No hay algo más injusto que decirle a una familia víctima de una gran pérdida que la ley y los tribunales no les garantizan más que una disculpa, porque la cultura de los mexicanos se basa en aquella canción de José Alfredo Jiménez donde “la vida no vale nada”.

Es tiempo de acabar con esa tradición y con la irresponsabilidad estatal por las acciones de sus funcionarios; los paradigmas de la victimología obligan a reparar a la víctima en cinco grandes áreas: Restitución, indemnización, rehabilitación, satisfacción y garantías de no repetición. Estos cinco ejes deben ser satisfechos por el estado o por el responsable del delito.

Pero este “deben ser” es una frase casi sin contenido real en este país, el eterno deber ser muy lejano del ser, por eso nos impresiona la frivolidad con la cual los funcionarios abordan estos ejes en los grandes problemas que vivimos.

Los feminicidios de Juárez estremecieron al mundo. De (por lo menos) 150 casos reconocidos sólo algunas víctimas fueron reparadas parcialmente luego de acudir a la Corte Interamericana de Derechos Humanos; la masacre de Acteal también impactó al orbe pero ¿qué pasó con las víctimas?

¿Dónde está la justicia? ¿Dónde la verdad concreta fuera de toda duda? ¿Dónde están las indemnizaciones a que tienen derecho y qué hay de la rehabilitación física y psicológica?

Todo eso sucede en el mundo del deber ser, pero nada pasa en el mundo de lo que es. Pasó el tiempo y los mexicanos dejamos en el olvido a aquellas víctimas e incluso los autores materiales de la muerte fueron liberados porque las autoridades encargadas de aplicar la justicia no pudieron convertir la verdad histórica en verdad jurídica.

Los dolientes de Salvárcar duraron cinco años en el abandono. Ni siquiera se enteraron que la Comisión Nacional de Derechos Humanos había recomendado al estado que garantizará la reparación de los daños sufridos y siempre recibieron algunas ayudas bajo la divisa burocrática de “en el pedir está el dar” así que o pedían ayuda humildemente o se las arreglaban como podían. Nunca les informaron que era su derecho exigir.

Hoy se ha estremecido el mundo con Tlataya y los sucesos de Iguala. Hay fuerza, hay empuje, la sociedad está indignada como sucedió cuando Acteal y cuando Salvárcar; hay detenidos pero muchos todavía libres. Los padres luchan con la esperanza de encontrar vivos a sus hijos, pero ya vamos por el quinto mes y ni siquiera han escuchado una versión creíble de los sucesos que consuele su dolor y cada vez se contaminan más sus reclamos con temas diversos, como la participación o no en las elecciones.
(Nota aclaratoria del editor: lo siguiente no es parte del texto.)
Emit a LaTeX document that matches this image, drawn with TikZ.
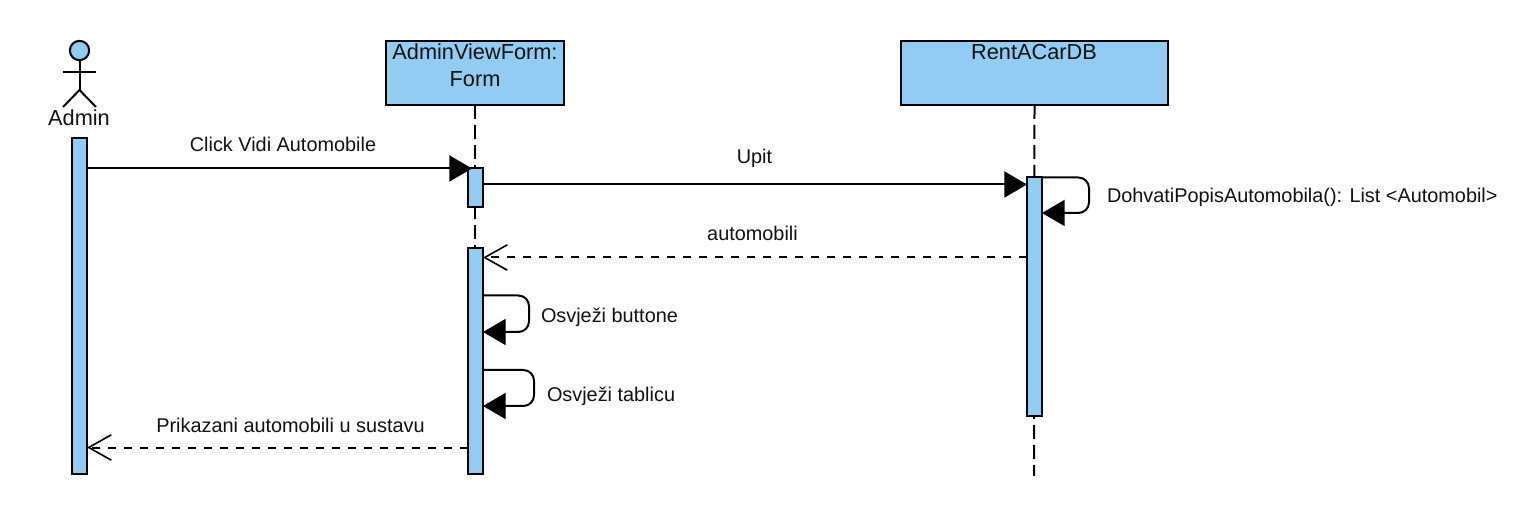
\documentclass[tikz,border=0pt]{standalone}
\usepackage{fontspec}
\setmainfont{Liberation Sans}
\usetikzlibrary{arrows.meta}
\definecolor{fillblue}{HTML}{92CCF3}
\definecolor{ink}{HTML}{000000}
\definecolor{textink}{HTML}{111111}
\tikzset{
  x=0.75pt,y=-0.75pt,
  every node/.style={text=textink,inner sep=0pt,outer sep=0pt},
  line/.style={draw=ink,line width=1.5pt},
  headbox/.style={line,fill=fillblue,minimum width=133.5pt,minimum height=48pt},
  bar/.style={line,fill=fillblue,minimum width=11.25pt},
  lifeline/.style={line,dash pattern=on 10.5pt off 4.5pt},
  call/.style={line,-{Triangle[length=17pt,width=19.5pt]}},
  reply/.style={line,dash pattern=on 6pt off 6pt,-{Straight Barb[length=17pt,width=19pt,line width=1.2pt]}},
  selfcall/.style={line,rounded corners=8pt,-{Triangle[length=17pt,width=19.5pt]}},
  msg/.style={font=\fontsize{14.9}{16}\selectfont},
  title/.style={font=\fontsize{16.3}{20.3}\selectfont,align=center},
}
\begin{document}
\begin{tikzpicture}
\useasboundingbox (0,0) rectangle (1524,509);
% participants
\node[headbox,anchor=north west] (form) at (386,41) {};
\node[title,anchor=north] at (475,44) {AdminViewForm:\\Form};
\node[headbox,anchor=north west,minimum width=200.25pt] (db) at (901,41) {};
\node[title,anchor=north] at (1034,44) {RentACarDB};
% lifeline ends
\coordinate (formend) at (475,470);
\coordinate (dbend) at (1034,476);
\draw[lifeline] (form.south) -- (formend);
\draw[lifeline] (db.south) -- (dbend);
% actor
\node[circle,line,fill=fillblue,minimum size=14.5pt] (head) at (79.5,50.5) {};
\coordinate (hip) at (79.5,90);
\coordinate (armL) at (63,72.5);
\coordinate (armR) at (96,72.5);
\coordinate (legL) at (63,107);
\coordinate (legR) at (96,107);
\draw[line] (head.south) -- (hip);
\draw[line] (armL) -- (armR);
\draw[line] (legL) -- (hip) -- (legR);
\node[title,anchor=base] (adminlabel) at (79,126) {Admin};
% activations
\node[bar,anchor=north,minimum height=252pt] (actA) at (79.5,138) {};
\node[bar,anchor=north,minimum height=29.25pt] (actF1) at (475.5,168.5) {};
\node[bar,anchor=north,minimum height=169.5pt] (actF2) at (475.5,248) {};
\node[bar,anchor=north,minimum height=179.25pt] (actD) at (1034.5,177.5) {};
% named message ends
\coordinate (m1a) at (actA.east |- 0,168.5);
\coordinate (m1b) at ([xshift=3pt]actF1.north west);
\coordinate (m2a) at (actF1.east |- 0,184.5);
\coordinate (m2b) at (actD.west |- 0,184.5);
\coordinate (r1a) at (actD.west |- 0,257.5);
\coordinate (r1b) at (actF2.east |- 0,257.5);
\coordinate (r2a) at (actF2.west |- 0,447.5);
\coordinate (r2b) at (actA.east |- 0,447.5);
% messages
\draw[call] (m1a) -- (m1b);
\draw[call] (m2a) -- (m2b);
\draw[reply] (r1a) -- (r1b);
\draw[reply] (r2a) -- (r2b);
\draw[selfcall] (actD.north east) -- (1089,177.5) -- (1089,213) -- (actD.east |- 0,213);
\draw[selfcall] (actF2.east |- 0,295.5) -- (529,295.5) -- (529,332) -- (actF2.east |- 0,332);
\draw[selfcall] (actF2.east |- 0,370) -- (534,370) -- (534,406) -- (actF2.east |- 0,406);
% labels
\node[msg,anchor=base] at (283,152) {Click Vidi Automobile};
\node[msg,anchor=base] at (754.5,164) {Upit};
\node[msg,anchor=base west] at (1107,202.5) {DohvatiPopisAutomobila(): List <Automobil>};
\node[msg,anchor=base] at (752.5,241) {automobili};
\node[msg,anchor=base west] at (541,322.5) {Osvježi buttone};
\node[msg,anchor=base west] at (547,402) {Osvježi tablicu};
\node[msg,anchor=base] at (290.5,432) {Prikazani automobili u sustavu};
\end{tikzpicture}
\end{document}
Así, en el caos discursivo, la infame “verdad histórica” se va alejando de la verdad real y la jurídica. El tiempo pasa y las victimas sufren cada día mientras nosotros discutimos y les decimos qué deben hacer desde nuestra perspectiva ajena a su dolor.

Tal vez me gane la frustración pero no quisiera dentro de algunos años encontrarme con situaciones victimales de Tlataya y Ayotzinapa lamentándose como hoy lo hacemos con Acteal y con Salvárcar. Porque lo único que es incontenible es el paso del tiempo.

Gustavo De la Rosa
Es director del Despacho Obrero y Derechos Humanos desde 1974 y profesor investigador en educacion, de la UACJ en Ciudad Juárez.